Als Beispiele für die Wirkung des Euros dienen wieder Griechenland und Italien. Den größten Teil ihrer Schulden haben sie unter dem Euro gemacht:
Griechenland hat 0.341 Billionen Schulden, entsprechend 181% BIP oder 31.000 Euros pro Person.
Italien hat 2.5 Billionen Schulden, entsprechend 131% BIP oder 41.000 Euros pro Person.
Maßnahme: weiter so!

So lautet ein aktueller Spruch von einem Euro-Politiker: "Auch der Letzte (hat) verstanden, dass wir eine gemeinsame Wirtschafts- und Finanzpolitik brauchen, um die Gemeinschaftswährung dauerhaft zu stabilisieren."

Aber wer will denn das angesichts der Probleme?

Mit gemeinsamer Wirtschafts- und Finanzpolitik sind die Probleme des ungleichen Wirtschaftserfolgs auch nicht behoben, und es wird immer noch die Abwertung für Griechenland und Italien gebraucht, die unter dem Euro nicht geht.

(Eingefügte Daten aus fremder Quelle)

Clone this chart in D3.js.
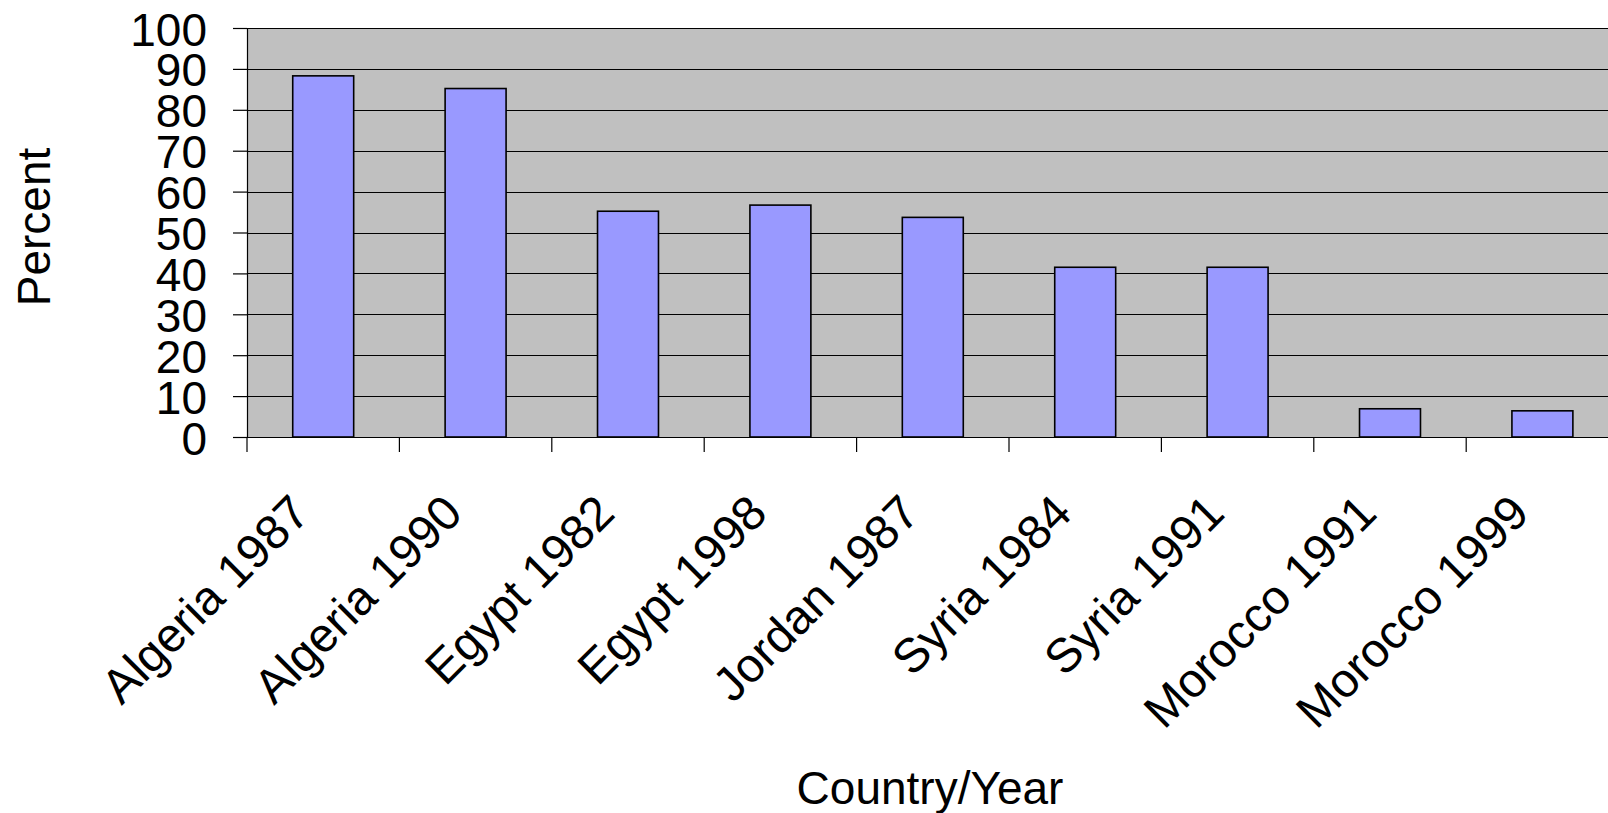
<!DOCTYPE html>
<html>
<head>
<meta charset="utf-8">
<script src="https://cdn.jsdelivr.net/npm/d3@7"></script>
<style>
  body { margin: 0; background: #fff; }
  svg { display: block; font-family: "Liberation Sans", Arial, sans-serif; }
</style>
</head>
<body>
<div id="chart"></div>
<script>
// chart values
var categories = ['Algeria 1987', 'Algeria 1990', 'Egypt 1982', 'Egypt 1998', 'Jordan 1987',
                  'Syria 1984', 'Syria 1991', 'Morocco 1991', 'Morocco 1999'];
var percents = [88.3, 85.2, 55.2, 56.7, 53.7, 41.5, 41.5, 6.9, 6.4];
var yTicks = [0, 10, 20, 30, 40, 50, 60, 70, 80, 90, 100];

var w = 1608, h = 813;
var plotLeft = 247, plotTop = 28, plotBottom = 437, plotRight = 1618.6;
var fontSize = 46;

var svg = d3.select('#chart').append('svg')
    .attr('width', w)
    .attr('height', h);

var x = d3.scaleBand()
    .domain(categories)
    .range([plotLeft, plotRight])
    .paddingInner(0.6)
    .paddingOuter(0.3);

var y = d3.scaleLinear()
    .domain([0, 100])
    .range([plotBottom, plotTop]);

// plot area
svg.append('rect')
    .attr('x', plotLeft)
    .attr('y', plotTop)
    .attr('width', plotRight - plotLeft)
    .attr('height', plotBottom - plotTop)
    .attr('fill', '#c0c0c0');

// gridlines
svg.append('g').selectAll('line')
    .data(yTicks.filter(function(d){ return d > 0; }))
    .enter()
    .append('line')
    .attr('x1', plotLeft)
    .attr('x2', plotRight)
    .attr('y1', function(d){ return Math.round(y(d)) + 0.5; })
    .attr('y2', function(d){ return Math.round(y(d)) + 0.5; })
    .attr('stroke', '#000')
    .attr('stroke-width', 1);

// bars
svg.append('g').selectAll('rect')
    .data(percents)
    .enter()
    .append('rect')
    .attr('x', function(d, i){ return x(categories[i]); })
    .attr('y', function(d){ return y(d); })
    .attr('width', x.bandwidth())
    .attr('height', function(d){ return plotBottom - y(d); })
    .attr('fill', '#9999ff')
    .attr('stroke', '#000')
    .attr('stroke-width', 1.6);

// y axis
var yAxis = svg.append('g')
    .attr('transform', 'translate(' + plotLeft + ',0)')
    .call(d3.axisLeft(y).tickValues(yTicks).tickSize(14).tickPadding(26).tickSizeOuter(0));
yAxis.select('.domain').attr('stroke', '#000').attr('stroke-width', 1.2);
yAxis.selectAll('.tick line').attr('stroke', '#000').attr('stroke-width', 1.2);
yAxis.selectAll('.tick text')
    .attr('fill', '#000')
    .attr('dy', '0.37em')
    .style('font-size', fontSize + 'px')
    .style('font-family', '"Liberation Sans", Arial, sans-serif');

// x axis line
svg.append('line')
    .attr('x1', plotLeft)
    .attr('x2', plotRight)
    .attr('y1', plotBottom + 0.5)
    .attr('y2', plotBottom + 0.5)
    .attr('stroke', '#000')
    .attr('stroke-width', 1.2);

// category boundary ticks
var step = x.step();
svg.append('g').selectAll('line')
    .data(d3.range(categories.length + 1))
    .enter()
    .append('line')
    .attr('x1', function(i){ return plotLeft + i * step; })
    .attr('x2', function(i){ return plotLeft + i * step; })
    .attr('y1', plotBottom)
    .attr('y2', plotBottom + 15)
    .attr('stroke', '#000')
    .attr('stroke-width', 1.2);

// category labels, rotated, ending under each bar
svg.append('g').selectAll('text')
    .data(categories)
    .enter()
    .append('text')
    .attr('transform', function(d){
        return 'translate(' + (x(d) + x.bandwidth() / 2 - 11) + ',' + 515.5 + ') rotate(-45)';
    })
    .attr('text-anchor', 'end')
    .style('font-size', '48px')
    .text(function(d){ return d; });

// axis titles
svg.append('text')
    .attr('transform', 'translate(50,227) rotate(-90)')
    .attr('text-anchor', 'middle')
    .style('font-size', fontSize + 'px')
    .text('Percent');

svg.append('text')
    .attr('x', 930)
    .attr('y', 804)
    .attr('text-anchor', 'middle')
    .style('font-size', fontSize + 'px')
    .text('Country/Year');
</script>
</body>
</html>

Vielmehr wirkt der Euro wie eine Aufforderung, weiterzuwursteln und sich Reformen zu schenken, weil ja alles gerettet wird, was genug Zerstörungspotential hat.

Als die tech bubble (Dotcom-Blase) platzte, ging es um ca. 15 Billionen Dollars. Bei der housing bubble (Bankencrash) ging es um ca. 30 Billionen. Jetzt, bei der bond bubble spricht man von 250 Billionen. Das muss nicht wahr sein, bei der pervertierten Finanzpolitik gibt es ja keine seriösen Angaben darüber, was alles im prekären Bereich liegt. Doch da alle so fleißig an der neuen bubble mitwirken, dürfte es sehr viel sein.